### EXERCISE PROMPT
Leave the pictures out and quote every line from the start of the listing to the line with "width=141pt,minimum height=52pt] (kesimpula)", inclusive.

### DATA SECTION
---*---

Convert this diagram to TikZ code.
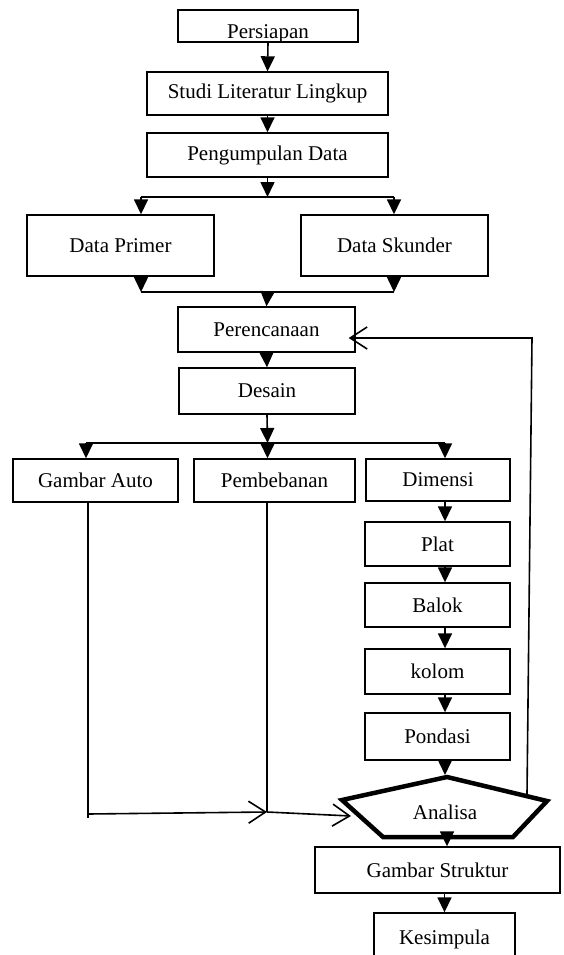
\documentclass[tikz,border=0pt]{standalone}
\usepackage{fontspec}
\setmainfont{Liberation Serif}
\usetikzlibrary{arrows.meta}
\begin{document}
\begin{tikzpicture}[x=1pt,y=-1pt,font=\fontsize{21}{25}\selectfont,
	kotak/.style={rectangle,draw,line width=1.4pt,inner sep=0pt},
	garis/.style={line width=1.6pt},
	panah/.style={line width=1.6pt,-{Triangle[width=14pt,length=15pt]}},
	panahbuka/.style={line width=1.6pt,-{Straight Barb[length=17pt,width=22pt,line width=1.6pt]}}]
	\useasboundingbox (0,0) rectangle (563,955);
	\clip (0,0) rectangle (563,955);
	
	% kotak-kotak utama
	\node[kotak,minimum width=180pt,minimum height=32pt,text height=26pt,text depth=0pt] (persiapan) at (268,26) {Persiapan};
	\node[kotak,minimum width=241pt,minimum height=43pt] (studi) at (267.5,93.5) {Studi Literatur Lingkup};
	\node[kotak,minimum width=241pt,minimum height=44pt] (kumpul) at (267.5,155) {Pengumpulan Data};
	\node[kotak,minimum width=187pt,minimum height=61pt] (primer) at (120.5,245.5) {Data Primer};
	\node[kotak,minimum width=187pt,minimum height=61pt] (skunder) at (394.5,245.5) {Data Skunder};
	\node[kotak,minimum width=177pt,minimum height=45pt] (rencana) at (266.5,329.5) {Perencanaan};
	\node[kotak,minimum width=176pt,minimum height=46pt] (desain) at (267,391) {Desain};
	\node[kotak,minimum width=165pt,minimum height=43pt] (gambarauto) at (95.5,480.5) {Gambar Auto};
	\node[kotak,minimum width=161pt,minimum height=43pt] (beban) at (274.5,480.5) {Pembebanan};
	\node[kotak,minimum width=144pt,minimum height=42pt] (dimensi) at (438,480) {Dimensi};
	\node[kotak,minimum width=145pt,minimum height=44pt] (plat) at (437.5,544) {Plat};
	\node[kotak,minimum width=145pt,minimum height=44pt] (balok) at (437.5,605) {Balok};
	\node[kotak,minimum width=145pt,minimum height=45pt] (kolom) at (437.5,671.5) {kolom};
	\node[kotak,minimum width=145pt,minimum height=47pt] (pondasi) at (437.5,736.5) {Pondasi};
	\node[kotak,minimum width=245pt,minimum height=46pt] (struktur) at (437.5,870) {Gambar Struktur};
	\node[kotak,minimum width=141pt,minimum height=52pt] (kesimpula) at (444.5,939) {Kesimpula};
	
	% segilima analisa
	\coordinate (puncak) at (447,777);
	\coordinate (kanan) at (547,801);
	\coordinate (kananbawah) at (513,837);
	\coordinate (kiribawah) at (383,837);
	\coordinate (kiri) at (342,800);
	\draw[line width=4.5pt,line join=miter] (puncak) -- (kanan) -- (kananbawah) -- (kiribawah) -- (kiri) -- cycle;
	\node (analisa) at (445,812) {Analisa};
	
	% titik cabang
	\coordinate (cabang1) at (267.5,197);
	\coordinate (kiri1) at (141,197);
	\coordinate (kanan1) at (394,197);
	\coordinate (gabung) at (267.5,292);
	\coordinate (kiri2) at (141,292);
	\coordinate (kanan2) at (394,292);
	\coordinate (cabang2) at (267.5,443);
	\coordinate (kiri3) at (86,443);
	\coordinate (kanan3) at (445,443);
	\coordinate (masuk) at (445,775);
	\coordinate (keluar) at (447,839);
	\coordinate (balik1) at (527,794);
	\coordinate (balik2) at (532,338);
	\coordinate (bawah1) at (88,814);
	\coordinate (bawah2) at (267,812);
	\coordinate (masukkiri) at (351,816);
	
	\draw[panah] (persiapan.south) -- (studi.north);
	\draw[panah] (studi.south) -- (kumpul.north);
	\draw[panah] (kumpul.south) -- (cabang1);
	\draw[garis] (kiri1) -- (kanan1);
	\draw[panah] (kiri1) -- (kiri1 |- primer.north);
	\draw[panah] (kanan1) -- (kanan1 |- skunder.north);
	\draw[panah] (kiri2 |- primer.south) -- (kiri2);
	\draw[panah] (kanan2 |- skunder.south) -- (kanan2);
	\draw[garis] (kiri2) -- (kanan2);
	\draw[panah] (gabung) -- (rencana.north);
	\draw[panah] (rencana.south) -- (desain.north);
	\draw[panah] (desain.south) -- (cabang2);
	\draw[garis] (kiri3) -- (kanan3);
	\draw[panah] (kiri3) -- (kiri3 |- gambarauto.north);
	\draw[panah] (cabang2) -- (cabang2 |- beban.north);
	\draw[panah] (kanan3) -- (kanan3 |- dimensi.north);
	\foreach \a/\b in {dimensi/plat,plat/balok,balok/kolom,kolom/pondasi}
		\draw[panah] (\a.south -| kanan3) -- (\b.north -| kanan3);
	\draw[panah] (pondasi.south -| kanan3) -- (masuk);
	\draw[panah] (keluar) -- (keluar |- struktur.north);
	\draw[panah] (struktur.south -| kesimpula.north) -- (kesimpula.north);
	
	% umpan balik ke perencanaan
	\draw[panahbuka,shorten >=-7pt] (balik1) -- (balik2) -- (balik2 -| rencana.east);
	
	% garis dari gambar auto dan pembebanan
	\draw[garis] (gambarauto.south -| bawah1) -- ([yshift=-4pt]bawah1);
	\draw[garis] (beban.south -| bawah2) -- (bawah2);
	\draw[panahbuka] (bawah1) -- (bawah2);
	\draw[panahbuka] (bawah2) -- (masukkiri);
\end{tikzpicture}
\end{document}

---*---

### COMPLETED EXERCISE
Convert this diagram to TikZ code.
\documentclass[tikz,border=0pt]{standalone}
\usepackage{fontspec}
\setmainfont{Liberation Serif}
\usetikzlibrary{arrows.meta}
\begin{document}
\begin{tikzpicture}[x=1pt,y=-1pt,font=\fontsize{21}{25}\selectfont,
	kotak/.style={rectangle,draw,line width=1.4pt,inner sep=0pt},
	garis/.style={line width=1.6pt},
	panah/.style={line width=1.6pt,-{Triangle[width=14pt,length=15pt]}},
	panahbuka/.style={line width=1.6pt,-{Straight Barb[length=17pt,width=22pt,line width=1.6pt]}}]
	\useasboundingbox (0,0) rectangle (563,955);
	\clip (0,0) rectangle (563,955);
	
	% kotak-kotak utama
	\node[kotak,minimum width=180pt,minimum height=32pt,text height=26pt,text depth=0pt] (persiapan) at (268,26) {Persiapan};
	\node[kotak,minimum width=241pt,minimum height=43pt] (studi) at (267.5,93.5) {Studi Literatur Lingkup};
	\node[kotak,minimum width=241pt,minimum height=44pt] (kumpul) at (267.5,155) {Pengumpulan Data};
	\node[kotak,minimum width=187pt,minimum height=61pt] (primer) at (120.5,245.5) {Data Primer};
	\node[kotak,minimum width=187pt,minimum height=61pt] (skunder) at (394.5,245.5) {Data Skunder};
	\node[kotak,minimum width=177pt,minimum height=45pt] (rencana) at (266.5,329.5) {Perencanaan};
	\node[kotak,minimum width=176pt,minimum height=46pt] (desain) at (267,391) {Desain};
	\node[kotak,minimum width=165pt,minimum height=43pt] (gambarauto) at (95.5,480.5) {Gambar Auto};
	\node[kotak,minimum width=161pt,minimum height=43pt] (beban) at (274.5,480.5) {Pembebanan};
	\node[kotak,minimum width=144pt,minimum height=42pt] (dimensi) at (438,480) {Dimensi};
	\node[kotak,minimum width=145pt,minimum height=44pt] (plat) at (437.5,544) {Plat};
	\node[kotak,minimum width=145pt,minimum height=44pt] (balok) at (437.5,605) {Balok};
	\node[kotak,minimum width=145pt,minimum height=45pt] (kolom) at (437.5,671.5) {kolom};
	\node[kotak,minimum width=145pt,minimum height=47pt] (pondasi) at (437.5,736.5) {Pondasi};
	\node[kotak,minimum width=245pt,minimum height=46pt] (struktur) at (437.5,870) {Gambar Struktur};
	\node[kotak,minimum width=141pt,minimum height=52pt] (kesimpula) at (444.5,939) {Kesimpula};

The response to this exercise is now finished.